Defense Secretary Chuck Hagel.
In a December 13 written statement, Secretary of Defense Chuck Hagel announced that every state is now complying with his order that National Guard units provide Department of Defense identification cards to all military spouses regardless of their sexual orientation.
In August, the Pentagon –– responding to the June Supreme Court ruling that struck down the Defense of Marriage Act’s ban on federal recognition of same-sex marriages –– directed that all married military personnel, in different-sex and same-sex unions, be accorded full access to spousal benefits. National Guard units are overseen by state governments, and a number of them in the South, citing their ban on marriage by same-sex couples, declined to issue gay and lesbian spouses the ID cards necessary to access benefits. In October, Hagel stepped in to order compliance, and since then, those states that were resisting found workarounds that involve some role for federal employees to satisfy the states’ objections to being directly involved in issuing the IDs and thereby recognizing the marriages. In Oklahoma, all married spouses, gay and straight, will now have their ID cards issued by federal personnel.
The two last states to fall in line were Georgia and Mississippi this week. According to the Atlanta Journal-Constitution, same-sex spouses of personnel at more than 70 National Guard units across Georgia will get their identification processed at two federal facilities –– Fort Benning Armory in Columbus and the Clay National Guard Center in Marietta.

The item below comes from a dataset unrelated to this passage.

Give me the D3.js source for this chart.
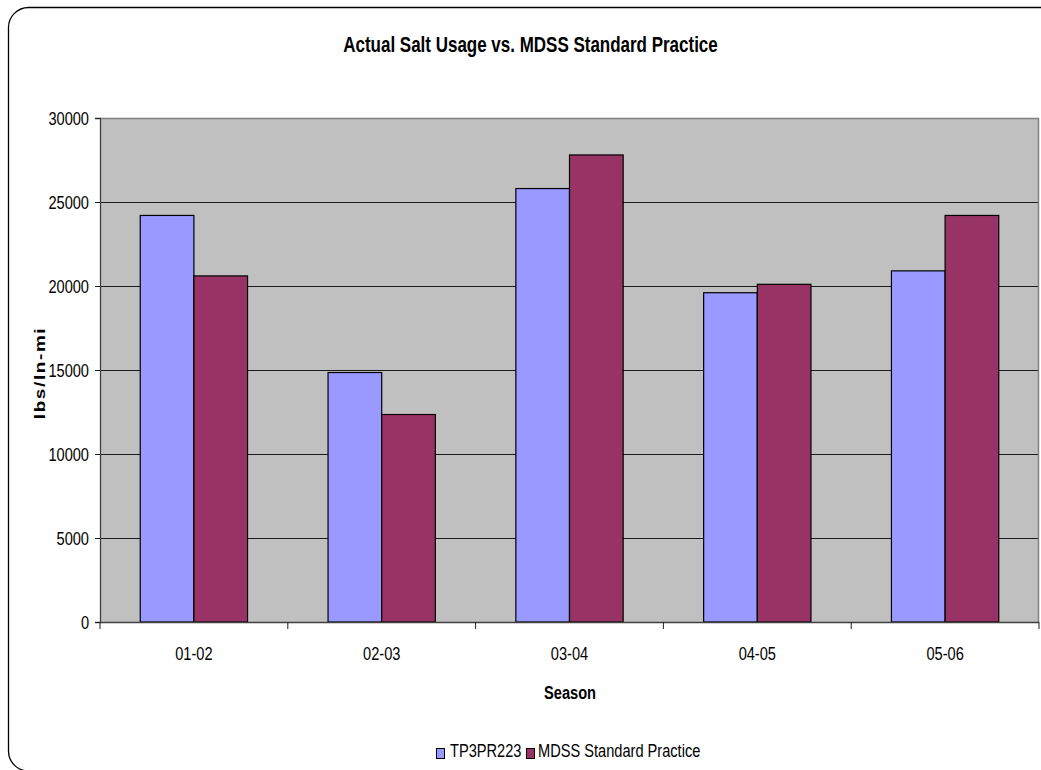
<!DOCTYPE html>
<html>
<head>
<meta charset="utf-8">
<script src="https://cdn.jsdelivr.net/npm/d3@7"></script>
<style>
  html, body { margin: 0; padding: 0; background: #ffffff; }
  svg { display: block; }
  text { font-family: "Liberation Sans", Arial, sans-serif; fill: #000; }
</style>
</head>
<body>
<svg id="chart" width="1041" height="770"></svg>
<script>
// Salt usage per season: actual vs. MDSS standard practice (lbs per lane-mile)
const seasons = ["01-02", "02-03", "03-04", "04-05", "05-06"];
const seriesNames = ["TP3PR223", "MDSS Standard Practice"];
const actualUsage = [24200, 14850, 25800, 19600, 20900];
const mdssPractice = [20600, 12350, 27800, 20100, 24200];
const yTicks = [0, 5000, 10000, 15000, 20000, 25000, 30000];
const seriesColors = ["#9999FF", "#993366"];

const titleText = "Actual Salt Usage vs. MDSS Standard Practice";
const xTitle = "Season";
const yTitle = "lbs/ln-mi";

const rows = seasons.map((s, i) => ({ season: s, values: [actualUsage[i], mdssPractice[i]] }));

const svg = d3.select("#chart");
const plot = { left: 100, right: 1039, top: 118, bottom: 622 };
const sx = 0.79; // narrow lettering

// outer frame
svg.append("rect")
  .attr("x", 8.5).attr("y", 7.5)
  .attr("width", 1070).attr("height", 763.5)
  .attr("rx", 20).attr("ry", 20)
  .attr("fill", "#fff").attr("stroke", "#000").attr("stroke-width", 1.3);

const x0 = d3.scaleBand().domain(seasons).range([plot.left, plot.right]).padding(0);
const x1 = d3.scaleBand().domain(seriesNames).range([0, x0.bandwidth()])
  .paddingInner(0).paddingOuter(0.75);
const y = d3.scaleLinear().domain([0, 30000]).range([plot.bottom, plot.top]);

// plot background
svg.append("rect")
  .attr("x", plot.left).attr("y", plot.top)
  .attr("width", plot.right - plot.left).attr("height", plot.bottom - plot.top)
  .attr("fill", "#C0C0C0");

// gridlines
svg.append("g").selectAll("line")
  .data(yTicks.filter(t => t > 0 && t < 30000))
  .join("line")
  .attr("x1", plot.left).attr("x2", plot.right)
  .attr("y1", d => Math.round(y(d)) + 0.5).attr("y2", d => Math.round(y(d)) + 0.5)
  .attr("stroke", "#1a1a1a").attr("stroke-width", 1);

// plot border (top and right)
svg.append("path")
  .attr("d", `M${plot.left},${plot.top + 0.5}H${plot.right - 0.5}V${plot.bottom}`)
  .attr("fill", "none").attr("stroke", "#808080").attr("stroke-width", 1.5);

// bars
svg.append("g").selectAll("g")
  .data(rows)
  .join("g")
  .attr("transform", d => `translate(${x0(d.season)},0)`)
  .selectAll("rect")
  .data(d => d.values.map((v, i) => ({ key: seriesNames[i], value: v, i })))
  .join("rect")
  .attr("x", d => x1(d.key))
  .attr("width", x1.bandwidth())
  .attr("y", d => y(d.value))
  .attr("height", d => y(0) - y(d.value))
  .attr("fill", d => seriesColors[d.i])
  .attr("stroke", "#000").attr("stroke-width", 1.2);

// y axis
const yAxis = d3.axisLeft(y).tickValues(yTicks).tickSize(5).tickFormat("");
const gy = svg.append("g").attr("transform", `translate(${plot.left},0)`).call(yAxis);
gy.select(".domain").attr("stroke", "#404040").attr("stroke-width", 1.3);
gy.selectAll(".tick line").attr("stroke", "#202020");

svg.append("g").selectAll("text")
  .data(yTicks)
  .join("text")
  .attr("transform", d => `translate(89,${y(d) + 6.5}) scale(${sx},1)`)
  .attr("text-anchor", "end")
  .style("font-size", "18.5px")
  .text(d => d);

// x axis with ticks on category boundaries
const boundaries = seasons.map(s => x0(s)).concat([plot.right]);
svg.append("line")
  .attr("x1", plot.left).attr("x2", plot.right)
  .attr("y1", plot.bottom + 0.5).attr("y2", plot.bottom + 0.5)
  .attr("stroke", "#404040").attr("stroke-width", 1.3);
svg.append("g").selectAll("line")
  .data(boundaries)
  .join("line")
  .attr("x1", d => d).attr("x2", d => d)
  .attr("y1", plot.bottom).attr("y2", plot.bottom + 7)
  .attr("stroke", "#202020");

svg.append("g").selectAll("text")
  .data(seasons)
  .join("text")
  .attr("transform", d => `translate(${x0(d) + x0.bandwidth() / 2},660) scale(${sx},1)`)
  .attr("text-anchor", "middle")
  .style("font-size", "18.5px")
  .text(d => d);

// titles
svg.append("text")
  .attr("transform", `translate(530.5,52) scale(${sx},1)`)
  .attr("text-anchor", "middle")
  .style("font-size", "21.5px").style("font-weight", "bold")
  .text(titleText);

svg.append("text")
  .attr("transform", `translate(570,699) scale(0.77,1)`)
  .attr("text-anchor", "middle")
  .style("font-size", "19px").style("font-weight", "bold")
  .text(xTitle);

svg.append("text")
  .attr("transform", `translate(45,373) scale(${sx},1) rotate(-90)`)
  .attr("text-anchor", "middle")
  .style("font-size", "19px").style("font-weight", "bold")
  .style("letter-spacing", "1.6px")
  .text(yTitle);

// legend
const legendItems = [
  { name: seriesNames[0], color: seriesColors[0], sw: 436.5, tx: 450 },
  { name: seriesNames[1], color: seriesColors[1], sw: 526.5, tx: 538 }
];
const lg = svg.append("g");
lg.selectAll("rect")
  .data(legendItems)
  .join("rect")
  .attr("x", d => d.sw).attr("y", 748.5)
  .attr("width", 8).attr("height", 10)
  .attr("fill", d => d.color)
  .attr("stroke", "#000").attr("stroke-width", 1);
lg.selectAll("text")
  .data(legendItems)
  .join("text")
  .attr("transform", d => `translate(${d.tx},757) scale(${sx},1)`)
  .style("font-size", "18.5px")
  .text(d => d.name);
</script>
</body>
</html>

That state has roughly 13,000 National Guard personnel, according to the newspaper.
“We are abiding by the constitutional mandate from the state perspective,” the newspaper quoted Governor Nathan Deal, a Republican, saying. “We have strictly advised our National Guard to honor and abide by the constitutional provision and they are doing so.”

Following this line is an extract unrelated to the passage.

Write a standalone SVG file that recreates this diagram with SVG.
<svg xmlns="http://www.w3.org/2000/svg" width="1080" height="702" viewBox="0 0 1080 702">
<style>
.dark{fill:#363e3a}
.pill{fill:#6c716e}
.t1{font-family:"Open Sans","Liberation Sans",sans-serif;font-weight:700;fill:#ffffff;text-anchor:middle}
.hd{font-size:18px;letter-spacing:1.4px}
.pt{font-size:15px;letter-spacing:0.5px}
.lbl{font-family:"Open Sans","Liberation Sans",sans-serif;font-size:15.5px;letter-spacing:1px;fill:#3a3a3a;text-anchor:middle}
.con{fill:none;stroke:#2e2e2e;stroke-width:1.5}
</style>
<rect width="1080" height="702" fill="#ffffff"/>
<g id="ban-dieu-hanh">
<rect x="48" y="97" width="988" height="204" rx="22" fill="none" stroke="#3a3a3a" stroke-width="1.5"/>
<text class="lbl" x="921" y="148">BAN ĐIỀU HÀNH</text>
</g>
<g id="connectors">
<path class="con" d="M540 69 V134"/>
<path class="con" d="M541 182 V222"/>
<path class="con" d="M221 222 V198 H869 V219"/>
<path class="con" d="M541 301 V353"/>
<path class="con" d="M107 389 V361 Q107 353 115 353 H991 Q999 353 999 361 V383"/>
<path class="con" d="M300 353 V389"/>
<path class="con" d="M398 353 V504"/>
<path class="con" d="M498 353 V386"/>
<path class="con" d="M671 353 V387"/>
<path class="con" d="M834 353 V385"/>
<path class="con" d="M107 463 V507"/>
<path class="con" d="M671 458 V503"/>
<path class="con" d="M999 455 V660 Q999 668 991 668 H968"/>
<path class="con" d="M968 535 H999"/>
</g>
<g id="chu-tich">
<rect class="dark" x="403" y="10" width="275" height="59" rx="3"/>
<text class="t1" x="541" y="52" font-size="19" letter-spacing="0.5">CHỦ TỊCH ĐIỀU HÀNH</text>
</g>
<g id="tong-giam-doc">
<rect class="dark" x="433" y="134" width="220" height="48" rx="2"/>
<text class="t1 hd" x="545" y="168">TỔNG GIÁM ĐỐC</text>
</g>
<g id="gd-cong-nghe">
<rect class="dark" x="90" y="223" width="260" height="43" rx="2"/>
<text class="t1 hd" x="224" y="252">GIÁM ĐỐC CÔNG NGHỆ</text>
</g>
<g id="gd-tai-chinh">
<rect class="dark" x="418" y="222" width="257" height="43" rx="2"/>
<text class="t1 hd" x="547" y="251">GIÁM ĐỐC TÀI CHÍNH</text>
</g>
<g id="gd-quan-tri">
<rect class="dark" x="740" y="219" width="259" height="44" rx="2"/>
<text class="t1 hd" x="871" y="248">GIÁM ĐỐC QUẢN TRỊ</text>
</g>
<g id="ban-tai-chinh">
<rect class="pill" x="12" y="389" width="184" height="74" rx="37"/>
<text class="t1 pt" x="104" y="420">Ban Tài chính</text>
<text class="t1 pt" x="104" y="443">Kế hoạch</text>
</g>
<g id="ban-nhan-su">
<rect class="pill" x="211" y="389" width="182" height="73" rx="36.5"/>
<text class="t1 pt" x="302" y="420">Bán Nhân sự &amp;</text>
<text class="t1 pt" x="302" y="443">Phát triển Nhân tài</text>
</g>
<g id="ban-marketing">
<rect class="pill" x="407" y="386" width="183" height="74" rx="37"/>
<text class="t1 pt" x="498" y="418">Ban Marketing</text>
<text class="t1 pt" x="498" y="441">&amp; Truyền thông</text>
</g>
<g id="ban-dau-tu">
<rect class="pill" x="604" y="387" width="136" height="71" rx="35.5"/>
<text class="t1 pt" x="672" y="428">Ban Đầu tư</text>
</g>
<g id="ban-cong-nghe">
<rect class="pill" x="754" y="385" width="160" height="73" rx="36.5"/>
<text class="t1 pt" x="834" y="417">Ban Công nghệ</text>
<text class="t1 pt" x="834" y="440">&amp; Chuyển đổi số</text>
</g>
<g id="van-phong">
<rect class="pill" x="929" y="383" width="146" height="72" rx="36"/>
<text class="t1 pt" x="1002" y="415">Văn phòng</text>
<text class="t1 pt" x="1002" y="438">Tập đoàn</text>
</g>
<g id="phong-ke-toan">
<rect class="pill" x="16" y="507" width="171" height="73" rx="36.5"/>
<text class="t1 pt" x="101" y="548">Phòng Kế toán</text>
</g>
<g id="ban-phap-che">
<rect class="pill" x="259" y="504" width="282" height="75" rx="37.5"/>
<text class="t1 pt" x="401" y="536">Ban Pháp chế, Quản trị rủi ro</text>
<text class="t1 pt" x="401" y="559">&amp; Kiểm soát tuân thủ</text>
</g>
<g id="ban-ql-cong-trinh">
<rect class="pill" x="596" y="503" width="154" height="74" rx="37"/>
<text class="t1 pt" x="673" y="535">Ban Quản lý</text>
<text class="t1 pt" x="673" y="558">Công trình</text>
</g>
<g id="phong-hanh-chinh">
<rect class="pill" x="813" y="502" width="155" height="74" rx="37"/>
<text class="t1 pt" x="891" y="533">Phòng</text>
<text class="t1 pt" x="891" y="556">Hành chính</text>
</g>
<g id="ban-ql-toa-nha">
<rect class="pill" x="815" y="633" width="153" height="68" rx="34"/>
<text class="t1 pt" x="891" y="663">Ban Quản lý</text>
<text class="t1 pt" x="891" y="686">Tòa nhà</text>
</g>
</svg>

Georgia’s approach is similar to the solution worked out previously in Texas and Louisiana and in its immediate wake by Mississippi.
Hagel’s statement offered no indication of the fractious process by which the states that were out of compliance were brought to heel.
“Following consultations between the National Guard Bureau and the adjutants general of the states, all eligible service members, dependents and retirees –– including same-sex spouses –– are now able to obtain ID cards in every state,” he said. “All military spouses and families sacrifice on behalf of our country. They deserve our respect and the benefits they are entitled to under the law. All of DoD is committed to pursuing equal opportunities for all who serve this nation, and I will continue to work to ensure our men and women in uniform as well as their families have full and equal access to the benefits they deserve.”
Ian Thompson, the Washington-based legislative representative at the American Civil Liberties Union, was more direct in assessing the process that led to full compliance.
“This is a welcome announcement, and one that Secretary Hagel deserves credit for making happen,” he said of the Pentagon chief’s statement. “The resistance on the part of some governors on extending these benefits to same-sex couples was a grossly unfair violation of federal law that turned the promise of equal treatment for all military personnel on its head. The ACLU is pleased to have partnered with the American Military Partner Association on a national petition urging the Department of Defense to ensure that same-sex military couples could not be denied equal access to the federal benefits to which they were entitled.”